---------- DATASET EXTRACT ----------

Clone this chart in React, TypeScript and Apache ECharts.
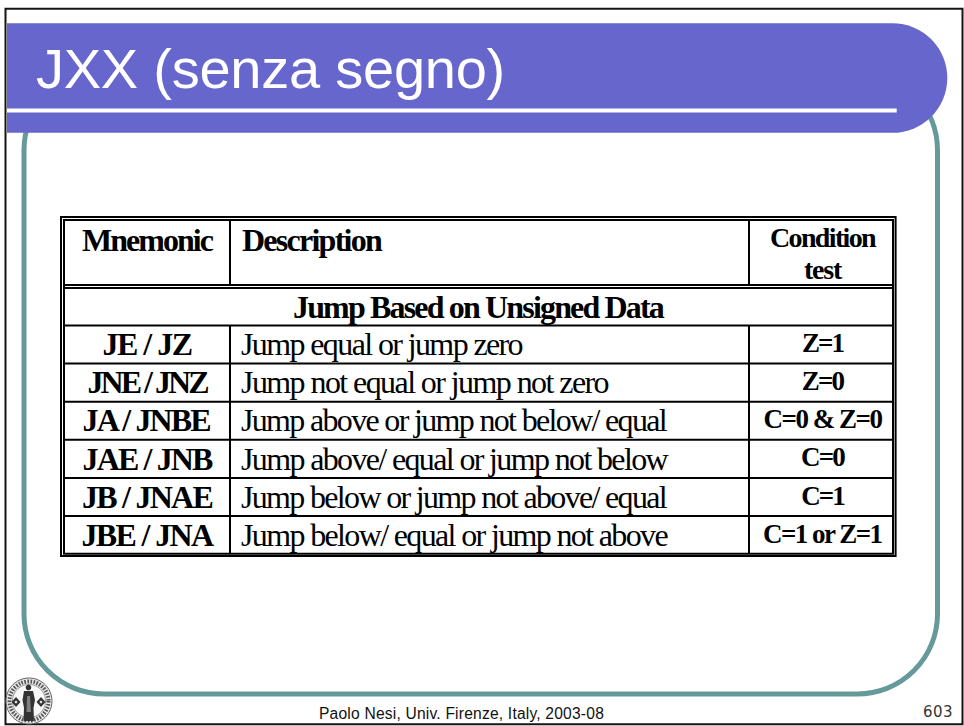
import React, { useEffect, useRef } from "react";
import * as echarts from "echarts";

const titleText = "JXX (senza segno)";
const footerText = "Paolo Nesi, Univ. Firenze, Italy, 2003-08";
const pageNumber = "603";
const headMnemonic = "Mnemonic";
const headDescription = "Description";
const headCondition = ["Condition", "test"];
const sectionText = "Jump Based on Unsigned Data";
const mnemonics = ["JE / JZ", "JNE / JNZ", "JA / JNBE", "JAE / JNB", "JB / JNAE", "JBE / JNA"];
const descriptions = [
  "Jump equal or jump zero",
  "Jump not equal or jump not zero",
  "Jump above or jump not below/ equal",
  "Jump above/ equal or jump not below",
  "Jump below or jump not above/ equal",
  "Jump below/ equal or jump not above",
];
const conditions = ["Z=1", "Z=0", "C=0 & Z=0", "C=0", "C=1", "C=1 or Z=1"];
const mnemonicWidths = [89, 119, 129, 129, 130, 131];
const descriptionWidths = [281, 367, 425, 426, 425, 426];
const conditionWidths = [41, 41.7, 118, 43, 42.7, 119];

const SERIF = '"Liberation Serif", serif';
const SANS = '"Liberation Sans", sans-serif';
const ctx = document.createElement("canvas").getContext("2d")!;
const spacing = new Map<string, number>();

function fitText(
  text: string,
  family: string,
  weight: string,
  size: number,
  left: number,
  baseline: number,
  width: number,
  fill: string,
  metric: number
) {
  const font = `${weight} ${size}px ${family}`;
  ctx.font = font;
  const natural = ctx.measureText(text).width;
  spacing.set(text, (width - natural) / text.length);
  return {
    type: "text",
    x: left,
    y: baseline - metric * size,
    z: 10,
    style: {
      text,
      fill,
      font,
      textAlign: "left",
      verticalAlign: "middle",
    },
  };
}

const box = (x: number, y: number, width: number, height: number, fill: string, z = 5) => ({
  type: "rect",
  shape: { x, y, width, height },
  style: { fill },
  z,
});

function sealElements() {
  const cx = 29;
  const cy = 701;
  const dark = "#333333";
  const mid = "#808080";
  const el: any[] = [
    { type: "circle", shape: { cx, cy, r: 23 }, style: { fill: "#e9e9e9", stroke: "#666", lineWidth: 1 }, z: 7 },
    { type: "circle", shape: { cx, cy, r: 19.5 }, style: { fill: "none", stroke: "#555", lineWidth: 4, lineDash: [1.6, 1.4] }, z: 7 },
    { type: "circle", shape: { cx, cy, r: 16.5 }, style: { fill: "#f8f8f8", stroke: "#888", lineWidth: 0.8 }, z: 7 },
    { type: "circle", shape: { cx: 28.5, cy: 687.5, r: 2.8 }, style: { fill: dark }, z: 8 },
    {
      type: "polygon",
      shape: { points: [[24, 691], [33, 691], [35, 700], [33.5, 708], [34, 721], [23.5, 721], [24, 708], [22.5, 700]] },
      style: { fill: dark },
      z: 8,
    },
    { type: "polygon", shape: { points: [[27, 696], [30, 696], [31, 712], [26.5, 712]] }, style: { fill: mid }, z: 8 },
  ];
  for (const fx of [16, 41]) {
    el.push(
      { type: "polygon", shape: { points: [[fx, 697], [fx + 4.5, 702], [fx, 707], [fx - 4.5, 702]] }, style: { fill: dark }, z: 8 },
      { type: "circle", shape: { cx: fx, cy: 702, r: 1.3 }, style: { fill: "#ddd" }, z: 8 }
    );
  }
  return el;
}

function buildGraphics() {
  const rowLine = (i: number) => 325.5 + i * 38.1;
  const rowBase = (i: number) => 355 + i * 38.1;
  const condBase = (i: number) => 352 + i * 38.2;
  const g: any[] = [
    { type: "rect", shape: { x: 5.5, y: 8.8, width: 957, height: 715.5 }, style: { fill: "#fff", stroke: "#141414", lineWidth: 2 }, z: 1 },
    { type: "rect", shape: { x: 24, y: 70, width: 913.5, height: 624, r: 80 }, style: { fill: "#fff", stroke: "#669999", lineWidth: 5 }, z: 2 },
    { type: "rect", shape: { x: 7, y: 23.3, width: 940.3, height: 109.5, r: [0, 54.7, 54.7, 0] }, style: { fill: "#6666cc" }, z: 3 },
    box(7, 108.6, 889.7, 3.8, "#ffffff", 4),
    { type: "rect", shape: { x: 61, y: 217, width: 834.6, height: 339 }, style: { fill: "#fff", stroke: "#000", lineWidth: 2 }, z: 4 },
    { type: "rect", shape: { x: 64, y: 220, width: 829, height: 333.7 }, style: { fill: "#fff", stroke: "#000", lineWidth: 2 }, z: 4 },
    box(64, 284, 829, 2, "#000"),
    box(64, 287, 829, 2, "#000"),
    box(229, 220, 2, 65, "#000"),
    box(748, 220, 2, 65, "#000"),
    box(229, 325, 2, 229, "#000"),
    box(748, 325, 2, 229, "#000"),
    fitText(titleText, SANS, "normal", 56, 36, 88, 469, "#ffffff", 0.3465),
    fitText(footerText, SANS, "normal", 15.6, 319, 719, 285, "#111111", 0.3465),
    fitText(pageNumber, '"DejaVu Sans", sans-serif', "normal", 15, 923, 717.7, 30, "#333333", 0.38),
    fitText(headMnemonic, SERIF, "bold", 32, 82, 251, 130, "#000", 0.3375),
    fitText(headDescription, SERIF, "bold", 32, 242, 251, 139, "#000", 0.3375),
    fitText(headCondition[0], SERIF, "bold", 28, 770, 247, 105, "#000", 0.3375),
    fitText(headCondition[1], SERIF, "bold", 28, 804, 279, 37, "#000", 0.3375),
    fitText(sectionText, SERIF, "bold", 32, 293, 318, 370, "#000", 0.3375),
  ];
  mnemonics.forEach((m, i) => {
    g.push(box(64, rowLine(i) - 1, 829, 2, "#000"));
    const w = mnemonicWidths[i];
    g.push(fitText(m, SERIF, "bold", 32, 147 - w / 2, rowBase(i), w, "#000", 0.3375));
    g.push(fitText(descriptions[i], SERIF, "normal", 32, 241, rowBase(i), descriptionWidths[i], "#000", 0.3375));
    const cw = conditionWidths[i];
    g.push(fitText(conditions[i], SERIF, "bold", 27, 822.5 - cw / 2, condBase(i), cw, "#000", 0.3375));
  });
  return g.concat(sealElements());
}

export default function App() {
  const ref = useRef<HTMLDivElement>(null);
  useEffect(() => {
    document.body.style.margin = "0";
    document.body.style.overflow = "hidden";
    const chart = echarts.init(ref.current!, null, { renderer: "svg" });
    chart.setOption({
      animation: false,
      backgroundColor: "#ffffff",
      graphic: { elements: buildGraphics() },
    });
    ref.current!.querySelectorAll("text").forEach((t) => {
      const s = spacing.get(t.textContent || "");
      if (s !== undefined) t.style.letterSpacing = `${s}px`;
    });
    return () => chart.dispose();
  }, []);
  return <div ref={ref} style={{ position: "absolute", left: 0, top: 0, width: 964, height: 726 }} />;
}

----------

> **EXERCISE GOAL**
Return the full material word for word. Do not include the pictures.

> **REPLY TO THE EXERCISE**
Clone this chart in React, TypeScript and Apache ECharts.
import React, { useEffect, useRef } from "react";
import * as echarts from "echarts";

const titleText = "JXX (senza segno)";
const footerText = "Paolo Nesi, Univ. Firenze, Italy, 2003-08";
const pageNumber = "603";
const headMnemonic = "Mnemonic";
const headDescription = "Description";
const headCondition = ["Condition", "test"];
const sectionText = "Jump Based on Unsigned Data";
const mnemonics = ["JE / JZ", "JNE / JNZ", "JA / JNBE", "JAE / JNB", "JB / JNAE", "JBE / JNA"];
const descriptions = [
  "Jump equal or jump zero",
  "Jump not equal or jump not zero",
  "Jump above or jump not below/ equal",
  "Jump above/ equal or jump not below",
  "Jump below or jump not above/ equal",
  "Jump below/ equal or jump not above",
];
const conditions = ["Z=1", "Z=0", "C=0 & Z=0", "C=0", "C=1", "C=1 or Z=1"];
const mnemonicWidths = [89, 119, 129, 129, 130, 131];
const descriptionWidths = [281, 367, 425, 426, 425, 426];
const conditionWidths = [41, 41.7, 118, 43, 42.7, 119];

const SERIF = '"Liberation Serif", serif';
const SANS = '"Liberation Sans", sans-serif';
const ctx = document.createElement("canvas").getContext("2d")!;
const spacing = new Map<string, number>();

function fitText(
  text: string,
  family: string,
  weight: string,
  size: number,
  left: number,
  baseline: number,
  width: number,
  fill: string,
  metric: number
) {
  const font = `${weight} ${size}px ${family}`;
  ctx.font = font;
  const natural = ctx.measureText(text).width;
  spacing.set(text, (width - natural) / text.length);
  return {
    type: "text",
    x: left,
    y: baseline - metric * size,
    z: 10,
    style: {
      text,
      fill,
      font,
      textAlign: "left",
      verticalAlign: "middle",
    },
  };
}

const box = (x: number, y: number, width: number, height: number, fill: string, z = 5) => ({
  type: "rect",
  shape: { x, y, width, height },
  style: { fill },
  z,
});

function sealElements() {
  const cx = 29;
  const cy = 701;
  const dark = "#333333";
  const mid = "#808080";
  const el: any[] = [
    { type: "circle", shape: { cx, cy, r: 23 }, style: { fill: "#e9e9e9", stroke: "#666", lineWidth: 1 }, z: 7 },
    { type: "circle", shape: { cx, cy, r: 19.5 }, style: { fill: "none", stroke: "#555", lineWidth: 4, lineDash: [1.6, 1.4] }, z: 7 },
    { type: "circle", shape: { cx, cy, r: 16.5 }, style: { fill: "#f8f8f8", stroke: "#888", lineWidth: 0.8 }, z: 7 },
    { type: "circle", shape: { cx: 28.5, cy: 687.5, r: 2.8 }, style: { fill: dark }, z: 8 },
    {
      type: "polygon",
      shape: { points: [[24, 691], [33, 691], [35, 700], [33.5, 708], [34, 721], [23.5, 721], [24, 708], [22.5, 700]] },
      style: { fill: dark },
      z: 8,
    },
    { type: "polygon", shape: { points: [[27, 696], [30, 696], [31, 712], [26.5, 712]] }, style: { fill: mid }, z: 8 },
  ];
  for (const fx of [16, 41]) {
    el.push(
      { type: "polygon", shape: { points: [[fx, 697], [fx + 4.5, 702], [fx, 707], [fx - 4.5, 702]] }, style: { fill: dark }, z: 8 },
      { type: "circle", shape: { cx: fx, cy: 702, r: 1.3 }, style: { fill: "#ddd" }, z: 8 }
    );
  }
  return el;
}

function buildGraphics() {
  const rowLine = (i: number) => 325.5 + i * 38.1;
  const rowBase = (i: number) => 355 + i * 38.1;
  const condBase = (i: number) => 352 + i * 38.2;
  const g: any[] = [
    { type: "rect", shape: { x: 5.5, y: 8.8, width: 957, height: 715.5 }, style: { fill: "#fff", stroke: "#141414", lineWidth: 2 }, z: 1 },
    { type: "rect", shape: { x: 24, y: 70, width: 913.5, height: 624, r: 80 }, style: { fill: "#fff", stroke: "#669999", lineWidth: 5 }, z: 2 },
    { type: "rect", shape: { x: 7, y: 23.3, width: 940.3, height: 109.5, r: [0, 54.7, 54.7, 0] }, style: { fill: "#6666cc" }, z: 3 },
    box(7, 108.6, 889.7, 3.8, "#ffffff", 4),
    { type: "rect", shape: { x: 61, y: 217, width: 834.6, height: 339 }, style: { fill: "#fff", stroke: "#000", lineWidth: 2 }, z: 4 },
    { type: "rect", shape: { x: 64, y: 220, width: 829, height: 333.7 }, style: { fill: "#fff", stroke: "#000", lineWidth: 2 }, z: 4 },
    box(64, 284, 829, 2, "#000"),
    box(64, 287, 829, 2, "#000"),
    box(229, 220, 2, 65, "#000"),
    box(748, 220, 2, 65, "#000"),
    box(229, 325, 2, 229, "#000"),
    box(748, 325, 2, 229, "#000"),
    fitText(titleText, SANS, "normal", 56, 36, 88, 469, "#ffffff", 0.3465),
    fitText(footerText, SANS, "normal", 15.6, 319, 719, 285, "#111111", 0.3465),
    fitText(pageNumber, '"DejaVu Sans", sans-serif', "normal", 15, 923, 717.7, 30, "#333333", 0.38),
    fitText(headMnemonic, SERIF, "bold", 32, 82, 251, 130, "#000", 0.3375),
    fitText(headDescription, SERIF, "bold", 32, 242, 251, 139, "#000", 0.3375),
    fitText(headCondition[0], SERIF, "bold", 28, 770, 247, 105, "#000", 0.3375),
    fitText(headCondition[1], SERIF, "bold", 28, 804, 279, 37, "#000", 0.3375),
    fitText(sectionText, SERIF, "bold", 32, 293, 318, 370, "#000", 0.3375),
  ];
  mnemonics.forEach((m, i) => {
    g.push(box(64, rowLine(i) - 1, 829, 2, "#000"));
    const w = mnemonicWidths[i];
    g.push(fitText(m, SERIF, "bold", 32, 147 - w / 2, rowBase(i), w, "#000", 0.3375));
    g.push(fitText(descriptions[i], SERIF, "normal", 32, 241, rowBase(i), descriptionWidths[i], "#000", 0.3375));
    const cw = conditionWidths[i];
    g.push(fitText(conditions[i], SERIF, "bold", 27, 822.5 - cw / 2, condBase(i), cw, "#000", 0.3375));
  });
  return g.concat(sealElements());
}

export default function App() {
  const ref = useRef<HTMLDivElement>(null);
  useEffect(() => {
    document.body.style.margin = "0";
    document.body.style.overflow = "hidden";
    const chart = echarts.init(ref.current!, null, { renderer: "svg" });
    chart.setOption({
      animation: false,
      backgroundColor: "#ffffff",
      graphic: { elements: buildGraphics() },
    });
    ref.current!.querySelectorAll("text").forEach((t) => {
      const s = spacing.get(t.textContent || "");
      if (s !== undefined) t.style.letterSpacing = `${s}px`;
    });
    return () => chart.dispose();
  }, []);
  return <div ref={ref} style={{ position: "absolute", left: 0, top: 0, width: 964, height: 726 }} />;
}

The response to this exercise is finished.